Sinopsis

El paisaje no es una realidad inerte que podamos preservar, es la imagen de nuestra relación con el territorio. En consecuencia, hacemos paisaje modificando nuestros hábitos socioeconómicos y nuestras expectativas culturales. Al mismo tiempo, nos reconocemos a nosotros mismos en ese escenario socioeconómico. En la actualidad, la estructura económica y la superestructura cultural se solapan: por una parte, el motor de la economía es el ocio y el consumo ‘suntuario’ de experiencias e imagen prêt-à-porter; por otra, el reconocimiento cultural está ligado a la capacidad adquisitiva. El espíritu se mercantiliza y la producción se estetiza. Nunca como en el marco de la sociedad de consumo, la cultura, entendida como la capacidad para determinar los propios gustos y necesidades, había jugado un papel político tan evidente.

Vivimos una situación de crisis (sistémica) que ha puesto en evidencia los límites de los recursos energéticos y financieros para seguir manteniendo la dinámica de producción y consumo. Y, sin embargo, en el marco de una economía que no se entiende a sí misma más que como ‘ciencia del crecimiento’, no concebimos más solución que la huida hacia delante. El progreso, como cualquier dogma decadente, tienden a enrocarse: los economistas son incapaces de pensar el decrecimiento, los políticos son incapaces de pensar a largo plazo, los ciudadanos no quieren ni pensar en perder capacidad adquisitiva… Los medios se han convertido en fines y la inercia empuja el ‘fin de la Historia’ hacia la historia del fin. En este contexto, la crisis del estado del bienestar ya no tiene que ver con la caída en desgracia de los modelos socialdemócratas: hace referencia a la incapacidad del estado para controlar los estragos de los adoradores de la buena vida y a la carencia de un imaginario de la vida buena que nos sirva de indicador para valorar la orientación del progreso. Quizá el arte no pueda volver a proponer modelos (pre)definidos pero, sin duda, puede incidir en la economía de los aprecios y las apreciaciones.

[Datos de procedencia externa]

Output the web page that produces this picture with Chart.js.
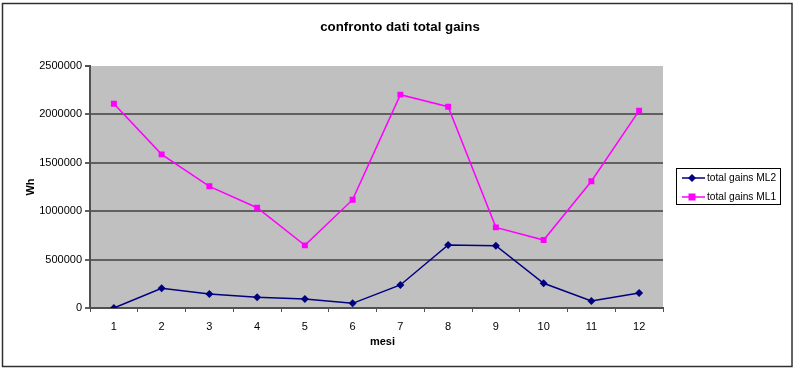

¿Puede el arte coadyuvar a crear un ecosistema cultural en el que determinados hábitos insostenibles tiendan a extinguirse mientras que otros se reproduzcan con facilidad por considerarse propios de una vida realmente buena?, ¿puede el arte imaginar modelos de bienestar que generen necesidades de cumplimiento incompatible con un sistema que parece incompatible con el planeta?

14.10.08



La izquierda también confiaba en el potencial revolucionario de las aspiraciones del proletariado a un nivel de vida que le era negado. El propio Marx concebía al ser humano como un homo faber que se realizaba en el trabajo y la producción. No va a bastar con educar, un término, por otra parte, sospechoso para una generación acostumbrada a una pedagogía indolora que considera inalienable el derecho de desear lo que nos venga en gana. Habrá que seducir. No bastará con plantear antitesis, habrá que cambiar radicalmente de tema de conversación: habrá que hablar de calidad de vida y no de progreso, de renta disponible y no de trabajo, de bienestar y no de economía, de objetivos humanos y no de cifras, de satisfacción y no de rentabilidad. En fin, habrá que hablar de fines y no de medios. Y habrá que hacerlo en plena sociedad del espectáculo, en la que los medios se identifican con los fines. En plena sociedad de la imagen, en la que el discurso más sofisticado dispone de 59 segundos para convencernos. Pero, por convencidos que estemos, no comenzaremos a comportarnos de manera diferente hasta que se nos pueda reconocer por hacerlo. Todos queremos que nos quieran, nadie cambiará el BMW por la bicicleta hasta que se ligue más en bicicleta que en un BMW ¿Podría la proverbial capacidad sintética del arte coadyuvar en esta tarea?, ¿podría promover un paisaje en el que determinadas figuras resultaran reconocibles?